Purpose

This blog focuses on the quest to know and please God in a constantly increasing way. The upward journey never ends. My prayer is that this blog will reflect a heart that seeks God and that it will encourage others who share the same heart desire.

Saturday, January 18, 2014

Fast Forward and Repeat

Have you ever read a book or watched a movie that seemed cyclical? That is, the events described on page 137 sounded just like what was recounted on page 78? As children, my siblings and I enjoyed reading the Nancy Drew and Hardy Boys books. We also laughed at them sometimes. We could be pretty sure that in nearly every book, Chet's car (jalopy) would be stolen, someone would be kidnapped, and the police would arrive in the nick of time to save Nancy and her crew. The Hardy boys, of course, would end up on a case that just happened to intersect with their father's case, they would go on a dangerous stakeout in the middle of the night, and at least one of them would get tied up before being rescued by their father.

These predictable elements of books or movies often allow us to predict the ending or cause us to say, "I've seen this before." That's the position of the psalmist in Psalm 71. The psalm is written by an old man who looks back on his life and sees a familiar pattern. From the time of his birth and through the years of his youth, God has helped him in times of trouble (vs. 5-6). In fact, God's habitual intervention in his life has given him a reputation (v. 7). People talk about him with amazement as they notice God's work on his behalf.

Now as an old man, the psalmist faces another difficult situation in which he calls out for God to help him again. In this new adversity, people are watching to see what will happen, and they have differing expectations. There are enemies of the psalmist, and they expect disaster (vs. 10-11). They know that God has helped him in the past, but they don't expect that to happen this time. They believe God has forsaken him and that he is left without help.

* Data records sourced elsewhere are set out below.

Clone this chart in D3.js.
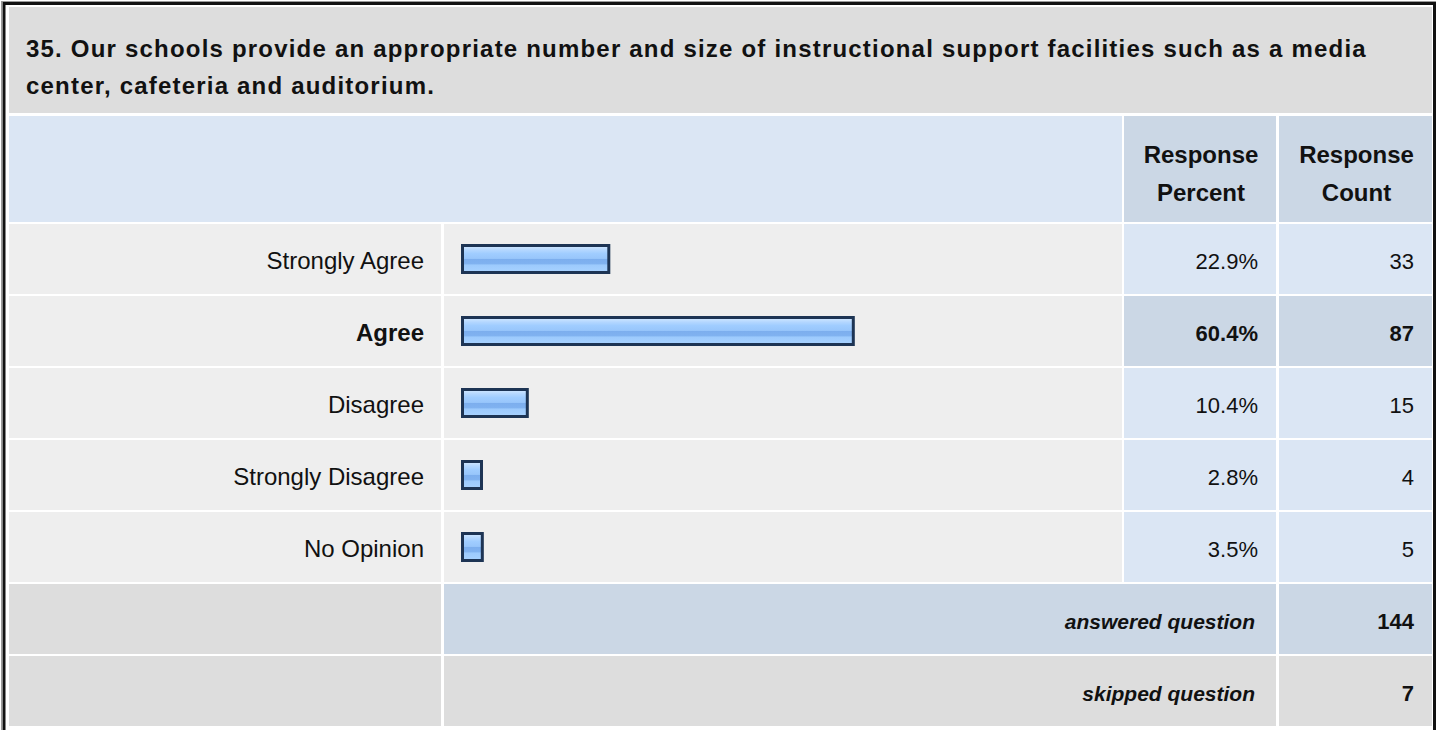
<!DOCTYPE html>
<html><head><meta charset="utf-8">
<script src="https://cdn.jsdelivr.net/npm/d3@7"></script>
<style>html,body{margin:0;padding:0;background:#fff;overflow:hidden}svg{display:block;font-family:"Liberation Sans",Arial,sans-serif}</style>
</head><body><svg id="c" width="1437" height="730"></svg>
<script>
const titleLines = ["35. Our schools provide an appropriate number and size of instructional support facilities such as a media","center, cafeteria and auditorium."];
const headerPercent = ["Response","Percent"];
const headerCount = ["Response","Count"];
const categories = ["Strongly Agree","Agree","Disagree","Strongly Disagree","No Opinion"];
const percents = [22.9,60.4,10.4,2.8,3.5];
const counts = [33,87,15,4,5];
const summaryLabels = ["answered question","skipped question"];
const summaryValues = [144,7];

const svg = d3.select("#c");
const C = {gray:"#dddddd", row:"#eeeeee", blue:"#dbe6f4", blue2:"#cbd7e5"};
const colX = {l0:9,l1:441,b0:444,b1:1122,p0:1124,p1:1276,c0:1279,c1:1432};

const defs = svg.append("defs");
const g = defs.append("linearGradient").attr("id","barg").attr("x1",0).attr("y1",0).attr("x2",0).attr("y2",1);
[[0,"#d4e9ff"],[0.18,"#b2d6ff"],[0.3,"#a0cdff"],[0.48,"#98c6fb"],[0.5,"#7caeee"],[0.68,"#80b2f0"],[0.72,"#9ccafd"],[1,"#a8d2ff"]]
 .forEach(([o,c])=>g.append("stop").attr("offset",o).attr("stop-color",c));

svg.append("rect").attr("x",1.5).attr("y",1.5).attr("width",1434).attr("height",740).attr("fill","none").attr("stroke","#9a9a9a").attr("stroke-width",1);
svg.append("rect").attr("x",4).attr("y",3.5).attr("width",1430.5).attr("height",740).attr("fill","none").attr("stroke","#111").attr("stroke-width",3);

svg.append("rect").attr("x",colX.l0).attr("y",7).attr("width",colX.c1-colX.l0).attr("height",106).attr("fill",C.gray);
svg.append("g").selectAll("text").data(titleLines).join("text")
  .attr("x",26).attr("y",(d,i)=>57+i*37).attr("font-size",24).attr("font-weight","bold").attr("letter-spacing",1.2).attr("fill","#111").text(d=>d);

const hy0=116, hy1=222;
svg.append("rect").attr("x",colX.l0).attr("y",hy0).attr("width",colX.b1-colX.l0).attr("height",hy1-hy0).attr("fill",C.blue);
[[colX.p0,colX.p1,headerPercent],[colX.c0,colX.c1,headerCount]].forEach(([a,b,t])=>{
  svg.append("rect").attr("x",a).attr("y",hy0).attr("width",b-a).attr("height",hy1-hy0).attr("fill",C.blue2);
  svg.append("g").selectAll("text").data(t).join("text").attr("x",(a+b)/2+1).attr("y",(d,i)=>163+i*38)
    .attr("text-anchor","middle").attr("font-size",24).attr("font-weight","bold").attr("fill","#111").text(d=>d);
});

const y = d3.scaleBand().domain(d3.range(7)).range([224,728]).paddingInner(0);
const rh = y.bandwidth()-2;
const x = d3.scaleLinear().domain([0,100]).range([0,652]);
const maxI = percents.indexOf(d3.max(percents));

const rows = svg.append("g").selectAll("g").data(categories).join("g").attr("transform",(d,i)=>`translate(0,${y(i)})`);
rows.append("rect").attr("x",colX.l0).attr("width",colX.l1-colX.l0).attr("height",rh).attr("fill",C.row);
rows.append("rect").attr("x",colX.b0).attr("width",colX.b1-colX.b0).attr("height",rh).attr("fill",C.row);
rows.append("rect").attr("x",colX.p0).attr("width",colX.p1-colX.p0).attr("height",rh).attr("fill",(d,i)=>i===maxI?C.blue2:C.blue);
rows.append("rect").attr("x",colX.c0).attr("width",colX.c1-colX.c0).attr("height",rh).attr("fill",(d,i)=>i===maxI?C.blue2:C.blue);
const fw=(d,i)=>i===maxI?"bold":"normal";
rows.append("text").attr("x",424).attr("y",rh/2+10).attr("text-anchor","end").attr("font-size",24).attr("font-weight",fw).attr("fill","#111").text(d=>d);
rows.append("text").attr("x",1258).attr("y",rh/2+10).attr("text-anchor","end").attr("font-size",22).attr("font-weight",fw).attr("fill","#111").text((d,i)=>percents[i].toFixed(1)+"%");
rows.append("text").attr("x",1414).attr("y",rh/2+10).attr("text-anchor","end").attr("font-size",22).attr("font-weight",fw).attr("fill","#111").text((d,i)=>counts[i]);
rows.append("rect").attr("x",462.5).attr("y",21.5).attr("height",27)
  .attr("width",(d,i)=>Math.max(x(percents[i]),22)-3)
  .attr("fill","url(#barg)").attr("stroke","#1d3454").attr("stroke-width",3);

const srows = svg.append("g").selectAll("g").data(summaryLabels).join("g").attr("transform",(d,i)=>`translate(0,${y(i+5)})`);
srows.append("rect").attr("x",colX.l0).attr("width",colX.l1-colX.l0).attr("height",rh).attr("fill",C.gray);
srows.append("rect").attr("x",colX.b0).attr("width",colX.p1-colX.b0).attr("height",rh).attr("fill",(d,i)=>i===0?C.blue2:C.gray);
srows.append("rect").attr("x",colX.c0).attr("width",colX.c1-colX.c0).attr("height",rh).attr("fill",(d,i)=>i===0?C.blue2:C.gray);
srows.append("text").attr("x",1255).attr("y",rh/2+10).attr("text-anchor","end").attr("font-size",21).attr("font-weight","bold").attr("font-style","italic").attr("fill","#111").text(d=>d);
srows.append("text").attr("x",1414).attr("y",rh/2+10).attr("text-anchor","end").attr("font-size",22).attr("font-weight","bold").attr("fill","#111").text((d,i)=>summaryValues[i]);
</script></body></html>
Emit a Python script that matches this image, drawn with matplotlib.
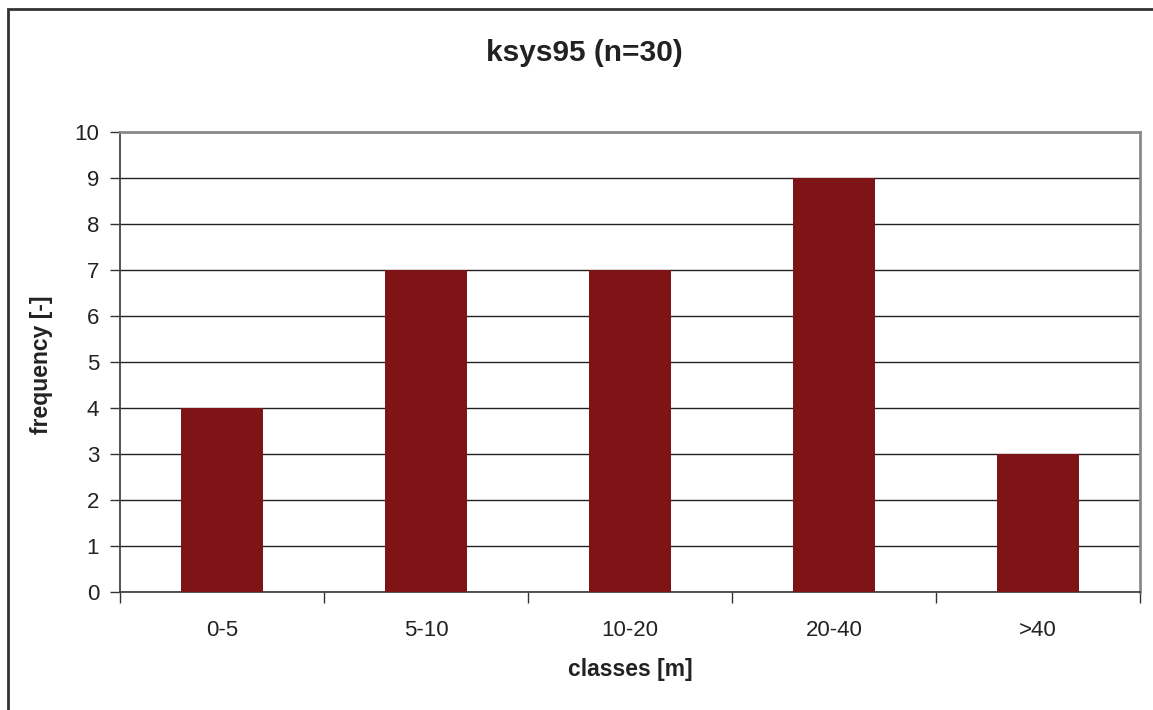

The psalmist knows better. God has always been faithful. God has always delivered. This man's confidence is still placed in God with an expectation of help from Him. Why is he so confident? It is because he is focused on the predictability of God (otherwise known as His faithfulness). If this man had his life on video, he could start at the beginning and watch the events of his life. In the first difficulty, he would see God deliver. He could fast forward to the next difficulty and see God deliver. Fast forward to the next problem - same result. As the author pauses to consider each obstacle in succession, he sees the repeated pattern of God's intervention.

Is there any doubt about what God will do now? No, the psalmist is so confident of God's help that he not only vows to praise God for the deliverance, but he praises God before it even happens. Like the psalmist, we can trust in our faithful God. Like him, we should also be ready to declare to others our confidence in God, whether or not we see the deliverance yet. God is faithful.

"You who have shown me many troubles and distresses will revive me again, and will bring me up again from the depths of the earth." Psalm 71:20 (NASB)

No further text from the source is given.